Visualization of outer membrane fusion events in OPA1-null cells. (A) PA-GFP fluorescence traces in a pair of mitochondria in an OPA1-null cell (expressing PA-GFP-OMP25 and mito-DsRed). Mitochondrion b was photoactivated and initially contained high levels of PA-GFP fluorescence. Mitochondrion a was not photoactivated and therefore initially did not show PA-GFP fluorescence. In frame 2, a stepwise drop in the PA-GFP fluorescence of b is matched by an increase the fluorescence of a. Still frames corresponding to these changes are shown on the right. The frames before and after the fluorescence change are shown as a merged (top), green (middle), or red image (bottom). The relevant mitochondria involved in each outer membrane fusion event are labeled. Although exchange of PA-GFP fluorescence occurs, there is no transfer of DsRed. Under our PA-GFP photoactivation conditions, DsRed is photobleached.

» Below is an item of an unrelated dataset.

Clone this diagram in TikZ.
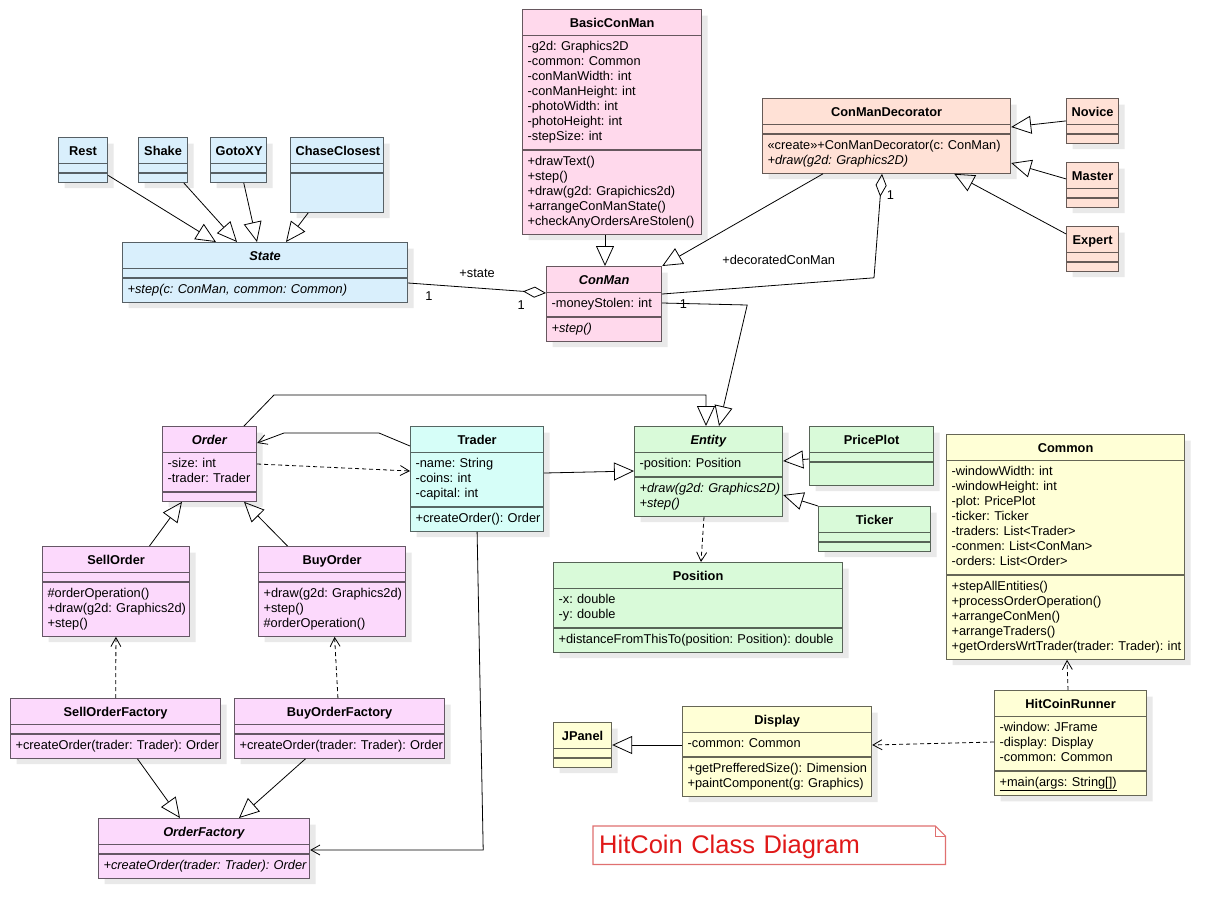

Therefore, photoactivated mitochondria are easily visualized by high GFP fluorescence and no DsRed fluorescence. (B) Another example similar to A. The still frames shown are from Movies S1 and S2.

Figure 6.

EM tomography showing multiple matrices in OPA1-null mitochondria. (A and B) Electron micrographs of conventional thin sections showing mitochondria that appear to contain multiple matrix compartments in the mitochondrion at lower right in A and in the mitochondria on the left and lower right in B. (C and D) Views of three-dimensional models calculated from segmented electron tomograms. Both show mitochondria with at least two separate matrix compartments. The outer membrane is rendered in translucent blue. The mitochondrion in (C) contains a large matrix compartment bounded by an inner boundary membrane rendered in white with one large crista rendered in red, a smaller crista in yellow, and three separate membrane compartments in red, magenta, and green that do not connect to the inner boundary membrane within this section; a smaller, separate matrix compartment is rendered in turquoise at the top. The mitochondrion in D contains a smaller matrix compartment rendered in turquoise at the bottom and a larger matrix compartment rendered in white. The latter contains another large compartment bounded by a double membrane rendered in red and yellow.

Figure 7.

Uncoupled outer membrane fusion in Phb1 knockdown cells. Mito-DsRed and PA-GFP-OMP25 were expressed in wild-type MEFs containing shRNAi for Phb1. In the left panel, mitochondrion a, containing high levels of PA-GFP fluorescence, is adjacent to mitochondrion b, which contains DsRed fluorescence but little PA-GFP fluorescence. In the right panel, 30 s later, PA-GFP fluorescence from a has transferred into b without exchange of DsRed.